Question

Prove by the Principle of Mathematical Induction: \(n (n^2 +5)\) is divisible by 6, for each natural number n.

Answer 1

Assume given statement

Let \(P(n)=n(n^2+5)\) is divisible by 6, for each natural number n.

Check that statement is true for \(n=1\)

\(P(1)=1(1^2+5)=6\)

\(\Rightarrow P(1)\) is divisible by 6

So, P(n) is true for \(n = 1\)

Assume P(k) to be true and then prove \(P(k+1)\) is true.

Lets assume P(k) is true So, P(k) is divisible by 6.
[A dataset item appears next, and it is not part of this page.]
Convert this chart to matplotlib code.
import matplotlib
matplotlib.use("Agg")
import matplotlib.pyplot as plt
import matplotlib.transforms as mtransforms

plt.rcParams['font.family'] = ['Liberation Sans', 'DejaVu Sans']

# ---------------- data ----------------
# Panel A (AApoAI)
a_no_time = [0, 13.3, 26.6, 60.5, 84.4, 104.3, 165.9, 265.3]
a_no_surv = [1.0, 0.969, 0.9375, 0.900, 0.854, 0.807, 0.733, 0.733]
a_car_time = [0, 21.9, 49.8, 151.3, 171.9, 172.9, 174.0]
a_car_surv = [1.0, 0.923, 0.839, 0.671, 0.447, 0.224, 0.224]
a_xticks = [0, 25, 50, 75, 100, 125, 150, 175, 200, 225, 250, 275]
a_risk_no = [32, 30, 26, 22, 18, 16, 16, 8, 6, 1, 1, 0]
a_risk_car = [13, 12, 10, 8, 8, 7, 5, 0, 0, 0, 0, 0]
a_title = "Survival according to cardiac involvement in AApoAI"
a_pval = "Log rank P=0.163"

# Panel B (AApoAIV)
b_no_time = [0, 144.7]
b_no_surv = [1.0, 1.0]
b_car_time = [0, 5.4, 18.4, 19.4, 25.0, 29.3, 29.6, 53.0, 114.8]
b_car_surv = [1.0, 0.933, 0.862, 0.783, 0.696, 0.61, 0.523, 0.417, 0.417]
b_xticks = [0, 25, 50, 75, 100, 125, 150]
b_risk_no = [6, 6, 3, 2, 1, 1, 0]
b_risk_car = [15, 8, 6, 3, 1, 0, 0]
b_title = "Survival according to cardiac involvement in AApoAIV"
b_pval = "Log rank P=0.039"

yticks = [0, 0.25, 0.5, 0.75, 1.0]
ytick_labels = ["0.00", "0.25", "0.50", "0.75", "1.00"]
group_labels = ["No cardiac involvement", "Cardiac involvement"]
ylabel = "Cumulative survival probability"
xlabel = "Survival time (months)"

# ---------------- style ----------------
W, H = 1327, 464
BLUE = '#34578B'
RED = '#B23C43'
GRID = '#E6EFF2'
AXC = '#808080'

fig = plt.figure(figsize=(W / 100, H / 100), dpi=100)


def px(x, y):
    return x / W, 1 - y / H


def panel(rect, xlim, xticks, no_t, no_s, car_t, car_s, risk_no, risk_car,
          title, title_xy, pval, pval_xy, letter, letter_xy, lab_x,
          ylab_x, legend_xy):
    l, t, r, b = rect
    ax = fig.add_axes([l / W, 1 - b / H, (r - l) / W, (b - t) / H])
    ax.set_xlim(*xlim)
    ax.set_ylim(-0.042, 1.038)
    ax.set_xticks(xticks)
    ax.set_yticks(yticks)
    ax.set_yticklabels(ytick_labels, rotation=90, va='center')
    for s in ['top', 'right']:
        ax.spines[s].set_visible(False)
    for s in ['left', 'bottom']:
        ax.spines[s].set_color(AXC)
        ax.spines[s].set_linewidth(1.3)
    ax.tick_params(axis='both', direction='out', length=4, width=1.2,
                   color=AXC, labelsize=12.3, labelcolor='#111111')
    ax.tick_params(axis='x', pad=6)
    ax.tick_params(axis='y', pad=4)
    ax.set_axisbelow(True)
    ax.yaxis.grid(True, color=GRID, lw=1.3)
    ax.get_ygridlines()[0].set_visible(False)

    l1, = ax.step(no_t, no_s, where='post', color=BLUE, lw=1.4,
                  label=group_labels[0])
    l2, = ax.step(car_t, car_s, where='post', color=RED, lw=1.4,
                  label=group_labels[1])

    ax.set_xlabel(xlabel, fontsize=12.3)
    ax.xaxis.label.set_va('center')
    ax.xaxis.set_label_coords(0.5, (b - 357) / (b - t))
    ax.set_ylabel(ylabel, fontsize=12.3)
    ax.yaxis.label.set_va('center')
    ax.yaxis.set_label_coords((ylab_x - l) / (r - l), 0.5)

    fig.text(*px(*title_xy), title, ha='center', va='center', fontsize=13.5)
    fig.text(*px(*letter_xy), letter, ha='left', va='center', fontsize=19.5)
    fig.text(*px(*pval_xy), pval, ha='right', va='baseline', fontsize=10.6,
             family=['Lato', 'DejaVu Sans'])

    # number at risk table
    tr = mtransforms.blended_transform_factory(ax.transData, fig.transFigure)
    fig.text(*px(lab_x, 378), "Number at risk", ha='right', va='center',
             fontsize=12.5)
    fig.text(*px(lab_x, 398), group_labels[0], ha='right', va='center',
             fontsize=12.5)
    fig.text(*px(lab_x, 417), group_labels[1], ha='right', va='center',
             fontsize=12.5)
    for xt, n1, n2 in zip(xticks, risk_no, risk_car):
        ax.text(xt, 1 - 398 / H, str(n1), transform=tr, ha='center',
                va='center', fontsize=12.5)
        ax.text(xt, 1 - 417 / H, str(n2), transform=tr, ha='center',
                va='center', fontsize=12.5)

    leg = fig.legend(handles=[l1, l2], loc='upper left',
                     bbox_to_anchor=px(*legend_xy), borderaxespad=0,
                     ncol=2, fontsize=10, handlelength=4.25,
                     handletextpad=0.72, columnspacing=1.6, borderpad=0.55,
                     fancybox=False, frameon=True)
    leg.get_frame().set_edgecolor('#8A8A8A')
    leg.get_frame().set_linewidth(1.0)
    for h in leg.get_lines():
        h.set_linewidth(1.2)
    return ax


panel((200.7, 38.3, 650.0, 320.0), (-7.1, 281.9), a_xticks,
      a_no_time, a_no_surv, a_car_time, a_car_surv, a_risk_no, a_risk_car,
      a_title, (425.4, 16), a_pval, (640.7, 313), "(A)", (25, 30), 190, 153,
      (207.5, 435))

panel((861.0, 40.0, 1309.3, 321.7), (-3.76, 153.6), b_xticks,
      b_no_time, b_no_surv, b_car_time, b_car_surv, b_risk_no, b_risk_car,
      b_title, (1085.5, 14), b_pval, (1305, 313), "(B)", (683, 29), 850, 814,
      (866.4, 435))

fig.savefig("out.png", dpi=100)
\(\Rightarrow k(k^2+5)=6q …(1)\)

\(P(k+1)=(k+1)[(k+1)^2+5]\)

\( =(k+1)[k^2+2k+1+5]\)

\( =(k+1)(k^2+2k+6) \)

\(=k^3+2k^2+6k+k^2+2k+6\)

\( =k^3+3k^2+8k+6\)

\( =k^3+5k+3k^2+3k+6 \)

\(=k(k^2+5)+3(k^2+k)+6\)

\( P(k+1)=6q+3k(k+1)+6 \)

Now, if k is odd \(k+1\) will be even and if k is even \(k+1\) will be odd and we know that even multiplied with odd is even.
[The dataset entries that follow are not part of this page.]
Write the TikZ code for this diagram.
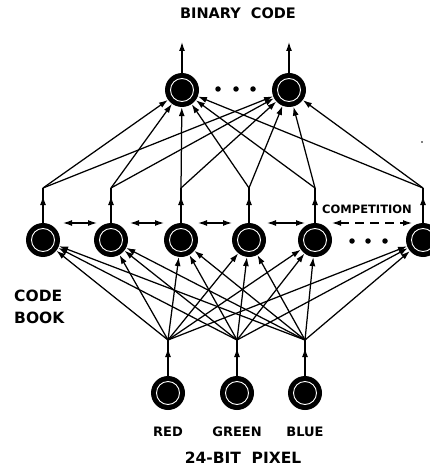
\documentclass[tikz,border=0pt]{standalone}
\usepackage{fontspec}
\setmainfont{DejaVu Sans}
\usetikzlibrary{arrows.meta}
\tikzset{
  unit/.style={circle, fill=black, minimum size=34pt, inner sep=0pt,
    path picture={\draw[white, line width=0.9pt]
      (path picture bounding box.center) circle[radius=11.5pt];}},
  wire/.style={line width=1.25pt},
  link/.style={line width=1.25pt, -{Latex[length=9pt,width=6pt]}},
  rival/.style={line width=1.25pt, {Latex[length=9pt,width=6pt]}-{Latex[length=9pt,width=6pt]}},
  dotmark/.style={circle, fill=black, minimum size=5.5pt, inner sep=0pt},
  lbl/.style={font=\bfseries\fontsize{13}{15}\selectfont, inner sep=0pt},
  biglbl/.style={font=\bfseries\fontsize{14.5}{17}\selectfont, inner sep=0pt}
}
\begin{document}
\begin{tikzpicture}[x=1pt, y=-1pt]
\useasboundingbox (0,0) rectangle (430,473);

% output layer (binary code)
\node[biglbl] (title) at (238,13) {BINARY\ \ CODE};
\node[unit] (o1) at (182,90) {};
\node[unit] (o2) at (289,90) {};
\coordinate (b1) at (182,42);
\coordinate (b2) at (289,42);
\draw[link] (o1) -- (b1);
\draw[link] (o2) -- (b2);
\node[dotmark] (od1) at (218,89) {};
\node[dotmark] (od2) at (236,89) {};
\node[dotmark] (od3) at (253,89) {};

% code book layer
\foreach \i/\x in {1/43, 2/111, 3/181, 4/249, 5/315, 6/423} {
  \node[unit] (m\i) at (\x,240) {};
  \coordinate (j\i) at (\x,188);
  \coordinate (t\i) at (\x,196);
  \draw[wire] (m\i) -- (j\i);
  \draw[link] (m\i) -- (t\i);
  \draw[link] (j\i) -- (o1);
  \draw[link] (j\i) -- (o2);
}

% lateral competition between code book units
\coordinate (c1a) at (63,223);  \coordinate (c1b) at (97,223);
\coordinate (c2a) at (130,223); \coordinate (c2b) at (164,223);
\coordinate (c3a) at (198,223); \coordinate (c3b) at (232,223);
\coordinate (c4a) at (267,223); \coordinate (c4b) at (305,223);
\coordinate (c5a) at (332,223); \coordinate (c5b) at (412,223);
\draw[rival] (c1a) -- (c1b);
\draw[rival] (c2a) -- (c2b);
\draw[rival] (c3a) -- (c3b);
\draw[rival] (c4a) -- (c4b);
\draw[rival, dash pattern=on 9pt off 6pt] (c5a) -- (c5b);
\node[lbl, font=\bfseries\fontsize{11.5}{14}\selectfont] (comp) at (367,209) {COMPETITION};
\node[dotmark] (md1) at (352,241) {};
\node[dotmark] (md2) at (368,241) {};
\node[dotmark] (md3) at (385,241) {};
\node[circle, fill=black, minimum size=1.8pt, inner sep=0pt] (speck) at (422,142) {};

\node[biglbl, font=\bfseries\fontsize{15.5}{18}\selectfont, anchor=west] (code) at (14,296) {CODE};
\node[biglbl, font=\bfseries\fontsize{15.5}{18}\selectfont, anchor=west] (book) at (14,318) {BOOK};

% input layer (24-bit pixel)
\foreach \i/\x/\name in {1/168/RED, 2/237/GREEN, 3/305/BLUE} {
  \node[unit] (p\i) at (\x,393) {};
  \coordinate (k\i) at (\x,340);
  \coordinate (s\i) at (\x,348);
  \draw[wire] (p\i) -- (k\i);
  \draw[link] (p\i) -- (s\i);
  \node[lbl] (n\i) at (\x,432) {\name};
  \foreach \j in {1,...,6} {
    \draw[link] (k\i) -- (m\j);
  }
}
\node[biglbl, font=\bfseries\fontsize{15.5}{18}\selectfont] (pix) at (243,458) {24-BIT\ \ PIXEL};
\end{tikzpicture}
\end{document}
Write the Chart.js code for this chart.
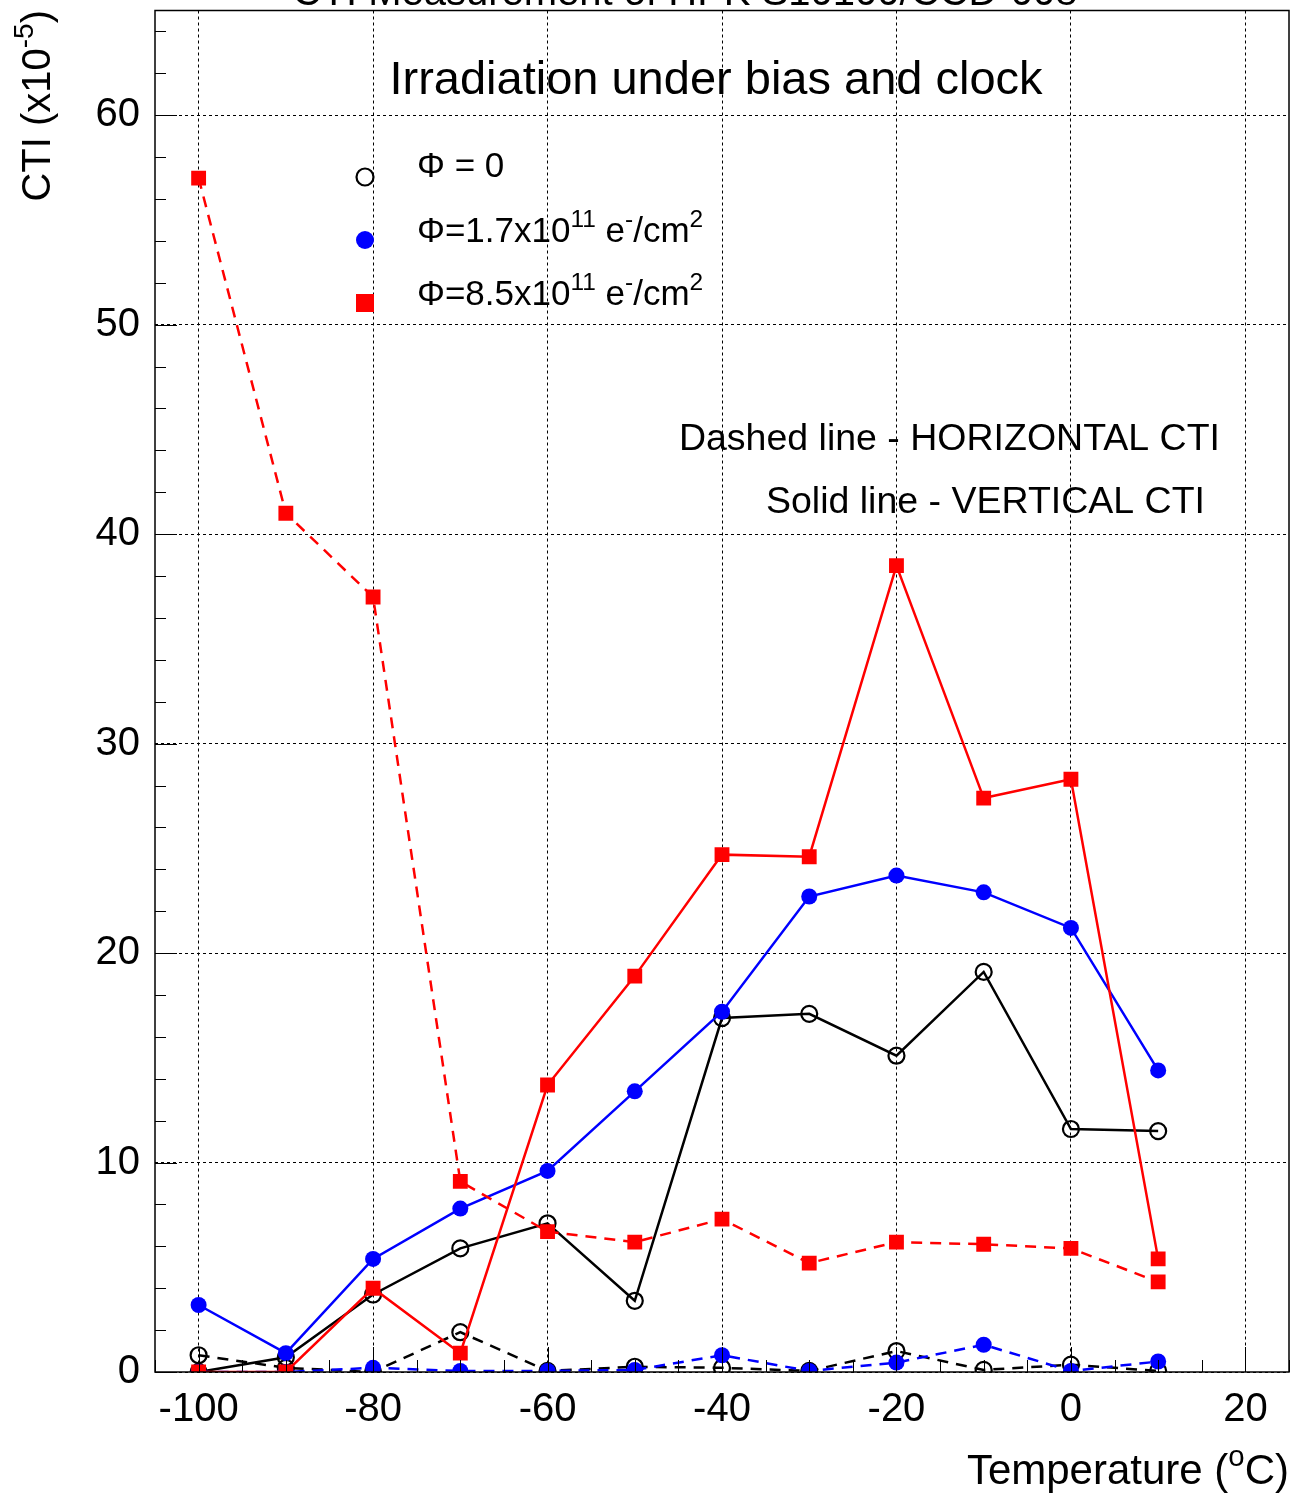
<!DOCTYPE html>
<html>
<head>
<meta charset="utf-8">
<title>CTI vs temperature</title>
<script src="https://cdn.jsdelivr.net/npm/chart.js@4.4.1/dist/chart.umd.min.js"></script>
<style>
  html, body { margin: 0; padding: 0; background: #fff; }
</style>
</head>
<body>
<canvas id="ctiChart" width="1300" height="1493"></canvas>
<script>
// temperatures in degC
const temps = [-100, -90, -80, -70, -60, -50, -40, -30, -20, -10, 0, 10];

// CTI (x1e-5), vertical = solid, horizontal = dashed
const phi0Vert    = [0, 0.7, 3.7, 5.9, 7.1, 3.4, 16.9, 17.1, 15.1, 19.1, 11.6, 11.5];
const phi0Horiz   = [0.8, 0.2, 0, 1.9, 0.05, 0.25, 0.2, 0.05, 1.0, 0.1, 0.35, 0.05];
const phi17Vert   = [3.2, 0.9, 5.4, 7.8, 9.6, 13.4, 17.2, 22.7, 23.7, 22.9, 21.2, 14.4];
const phi17Horiz  = [0, 0, 0.2, 0.05, 0.05, 0.1, 0.8, 0.05, 0.45, 1.3, 0.05, 0.5];
const phi85Vert   = [0, 0, 4.0, 0.9, 13.7, 18.9, 24.7, 24.6, 38.5, 27.4, 28.3, 5.4];
const phi85Horiz  = [57, 41, 37, 9.1, 6.7, 6.2, 7.3, 5.2, 6.2, 6.1, 5.9, 4.3];

const xTicks = [-100, -80, -60, -40, -20, 0, 20];
const yTicks = [0, 10, 20, 30, 40, 50, 60];

const FONT = '"Liberation Sans", Arial, Helvetica, sans-serif';

function pts(vals) {
  return temps.map((t, i) => ({ x: t, y: vals[i] }));
}

function series(vals, color, dashed, style) {
  const open = style === 'openCircle';
  return {
    data: pts(vals),
    borderColor: color,
    borderWidth: 2.5,
    borderDash: dashed ? [11, 8] : [],
    pointStyle: open ? 'circle' : style,
    pointRadius: style === 'rect' ? 10.5 : 8,
    pointBackgroundColor: open ? 'rgba(0,0,0,0)' : color,
    pointBorderColor: color,
    pointBorderWidth: open ? 2.2 : 0,
    tension: 0,
    fill: false
  };
}

// text with superscripts: parts = [[text, isSup], ...]
function richWidth(ctx, parts, size) {
  let w = 0;
  parts.forEach(([t, sup]) => {
    ctx.font = (sup ? size * 0.7 : size) + 'px ' + FONT;
    w += ctx.measureText(t).width;
  });
  return w;
}

function drawRich(ctx, parts, x, y, size, align) {
  let cx = x;
  if (align === 'right') cx = x - richWidth(ctx, parts, size);
  if (align === 'center') cx = x - richWidth(ctx, parts, size) / 2;
  ctx.textAlign = 'left';
  ctx.textBaseline = 'alphabetic';
  parts.forEach(([t, sup]) => {
    ctx.font = (sup ? size * 0.7 : size) + 'px ' + FONT;
    ctx.fillText(t, cx, sup ? y - size * 0.42 : y);
    cx += ctx.measureText(t).width;
  });
}

const decor = {
  id: 'decor',
  afterDraw(chart) {
    const ctx = chart.ctx;
    const a = chart.chartArea;
    const xs = chart.scales.x, ys = chart.scales.y;
    ctx.save();
    ctx.fillStyle = '#000';
    ctx.strokeStyle = '#000';

    // frame
    ctx.lineWidth = 1.5;
    ctx.strokeRect(a.left, a.top, a.right - a.left, a.bottom - a.top);

    // inward ticks
    ctx.lineWidth = 1;
    ctx.beginPath();
    for (let v = -105; v <= 25; v += 5) {
      const px = Math.round(xs.getPixelForValue(v)) + 0.5;
      const len = v % 20 === 0 ? 25 : 12;
      ctx.moveTo(px, a.bottom);
      ctx.lineTo(px, a.bottom - len);
    }
    for (let v = 0; v <= 64; v += 2) {
      const py = Math.round(ys.getPixelForValue(v)) + 0.5;
      const len = v % 10 === 0 ? 22 : 11;
      ctx.moveTo(a.left, py);
      ctx.lineTo(a.left + len, py);
    }
    ctx.stroke();

    // titles and notes
    ctx.font = '40px ' + FONT;
    ctx.textAlign = 'center';
    ctx.fillText('CTI Measurement of HPK S10100/CCD-008', 685, 5);

    drawRich(ctx, [['Irradiation under bias and clock']], 716, 94, 47, 'center');
    drawRich(ctx, [['Dashed line - HORIZONTAL CTI']], 1220, 450, 37.5, 'right');
    drawRich(ctx, [['Solid line - VERTICAL CTI']], 1205, 513, 37.5, 'right');

    // axis titles
    drawRich(ctx, [['Temperature ('], ['o', true], ['C)']], 1289, 1484, 42, 'right');
    ctx.save();
    ctx.translate(50, 10);
    ctx.rotate(-Math.PI / 2);
    drawRich(ctx, [['CTI (x10'], ['-5', true], [')']], 0, 0, 40, 'right');
    ctx.restore();

    // legend
    const lx = 365;
    ctx.lineWidth = 2.2;
    ctx.beginPath();
    ctx.arc(lx, 177, 8.5, 0, Math.PI * 2);
    ctx.stroke();
    ctx.fillStyle = '#0000ff';
    ctx.beginPath();
    ctx.arc(lx, 240, 9, 0, Math.PI * 2);
    ctx.fill();
    ctx.fillStyle = '#ff0000';
    ctx.fillRect(lx - 9, 294, 18, 18);
    ctx.fillStyle = '#000';
    drawRich(ctx, [['\u03A6 = 0']], 417, 177, 35, 'left');
    drawRich(ctx, [['\u03A6=1.7x10'], ['11', true], [' e'], ['-', true], ['/cm'], ['2', true]], 417, 242, 35, 'left');
    drawRich(ctx, [['\u03A6=8.5x10'], ['11', true], [' e'], ['-', true], ['/cm'], ['2', true]], 417, 305, 35, 'left');

    ctx.restore();
  }
};

new Chart(document.getElementById('ctiChart'), {
  type: 'line',
  data: {
    datasets: [
      series(phi85Vert, '#ff0000', false, 'rect'),
      series(phi85Horiz, '#ff0000', true, 'rect'),
      series(phi17Vert, '#0000ff', false, 'circle'),
      series(phi17Horiz, '#0000ff', true, 'circle'),
      series(phi0Vert, '#000000', false, 'openCircle'),
      series(phi0Horiz, '#000000', true, 'openCircle')
    ]
  },
  options: {
    responsive: false,
    animation: false,
    layout: { padding: { top: 10, right: 11, left: 0, bottom: 0 } },
    plugins: { legend: { display: false }, tooltip: { enabled: false } },
    scales: {
      x: {
        type: 'linear',
        min: -105,
        max: 25,
        afterBuildTicks: s => { s.ticks = xTicks.map(v => ({ value: v })); },
        afterFit: s => { s.height = 121; s.paddingLeft = 0; s.paddingRight = 0; },
        grid: { color: '#000', lineWidth: 1, drawTicks: false },
        border: { display: false, dash: [3, 3] },
        ticks: { color: '#000', font: { family: FONT, size: 40 }, padding: 14, maxRotation: 0 }
      },
      y: {
        type: 'linear',
        min: 0,
        max: 65,
        afterBuildTicks: s => { s.ticks = yTicks.map(v => ({ value: v })); },
        afterFit: s => { s.width = 155; s.paddingTop = 0; s.paddingBottom = 0; },
        grid: { color: '#000', lineWidth: 1, drawTicks: false },
        border: { display: false, dash: [3, 3] },
        ticks: { color: '#000', font: { family: FONT, size: 40 }, padding: 15 }
      }
    }
  },
  plugins: [decor]
});
</script>
</body>
</html>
So, \(k(k+1)\) is always even

\(\Rightarrow k(k+1)=2p\)

\( \Rightarrow P(k+1)=6q+3.2p+6 \)

\(=6q+6p+6 =6(q+p+1)\)

\( \therefore P(k+1)\) is divisible by 6.

Hence, \(P(k+1)\) is true whenever P(k) is true.

Hence, By Principle of mathematical Induction P(n) is true for all natural numbers n.